The challenge lies in enforcement. Without robust tracing mechanisms, Russian gas could still seep through third countries or opaque swaps. The Danish plan shifts the burden of proof to importers, but verifying claims may prove arduous. As Europe races to sever energy ties with Moscow, the stakes extend beyond regulation: each loophole closed inches the bloc closer to energy sovereignty—or risks leaving it dependent on a foe.

Unlike many previous economic measures by the EU to make the Russian economy bleed, the Danish proposal may carry some actual weight. Closing the gas loophole alone will not break Moscow but it may exacerbate the pain ordinary Russians feel because of the war. That, in theory, could nudge the Russian leader, Vladimir Putin, towards accepting some sort of ending to the war he has been waging against Ukraine for 40 months.
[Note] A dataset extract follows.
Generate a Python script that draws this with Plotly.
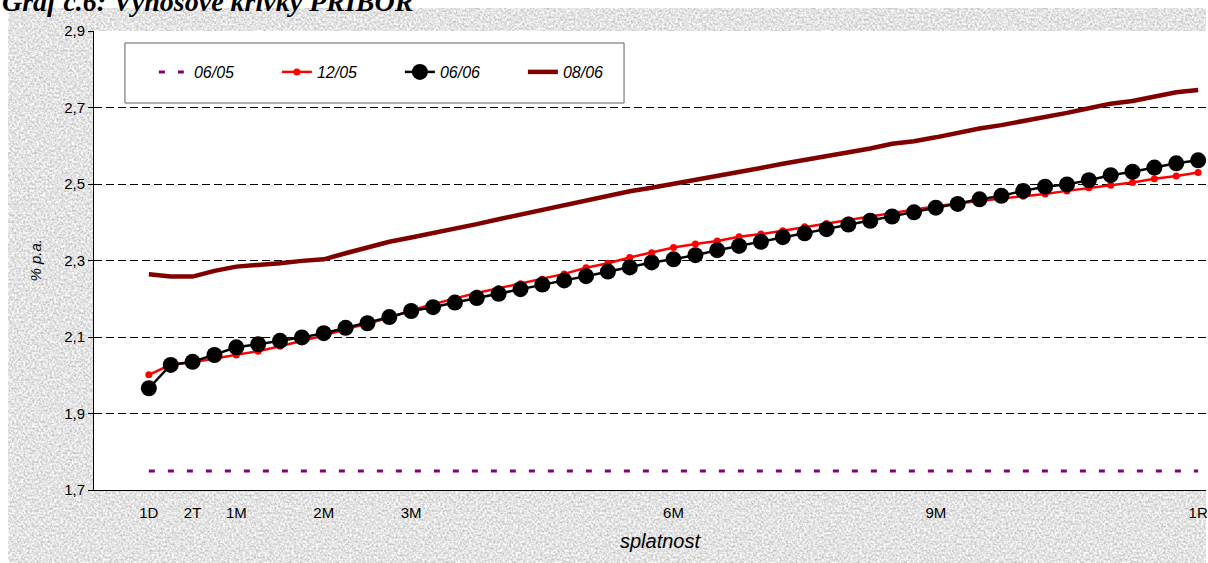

Natural gas (going through) Turkstream shall be presumed to be exported, directly or indirectly, from the Russian Federation, unless unambiguous evidence is provided. — The Danish Presidency of the Council of the European Union

That pain is growing. Russia is struggling to meet even conservative central bank estimates for growth this year, casting doubt on continued assurances from Governor Elvira Nabiullina that the economy isn’t cooling excessively under high interest rates.

Slowing down

Gross domestic product expanded by just 1.1 per cent over the first seven months of the year (even according to data from Russia’s Economy Ministry). That’s barely above the lower bound of the central bank’s 1%-2% growth forecast for 2025. Current trends suggest, analysts told Bloomberg, that full-year growth may fail to meet even that conservative range.

The central bank’s expectations implicitly assume acceleration in the second half of the year, which is hard to reconcile with the growing effects of tight monetary policy, said Dmitry Polevoy, investment director at Moscow-based Astra Asset Management. He foresees full-year GDP growth of around 0.7 per cent if the current pace continues.

Denmark hopes to secure member-state consensus by October. Negotiations are to follow with the European Parliament to finalise the rules before year-end.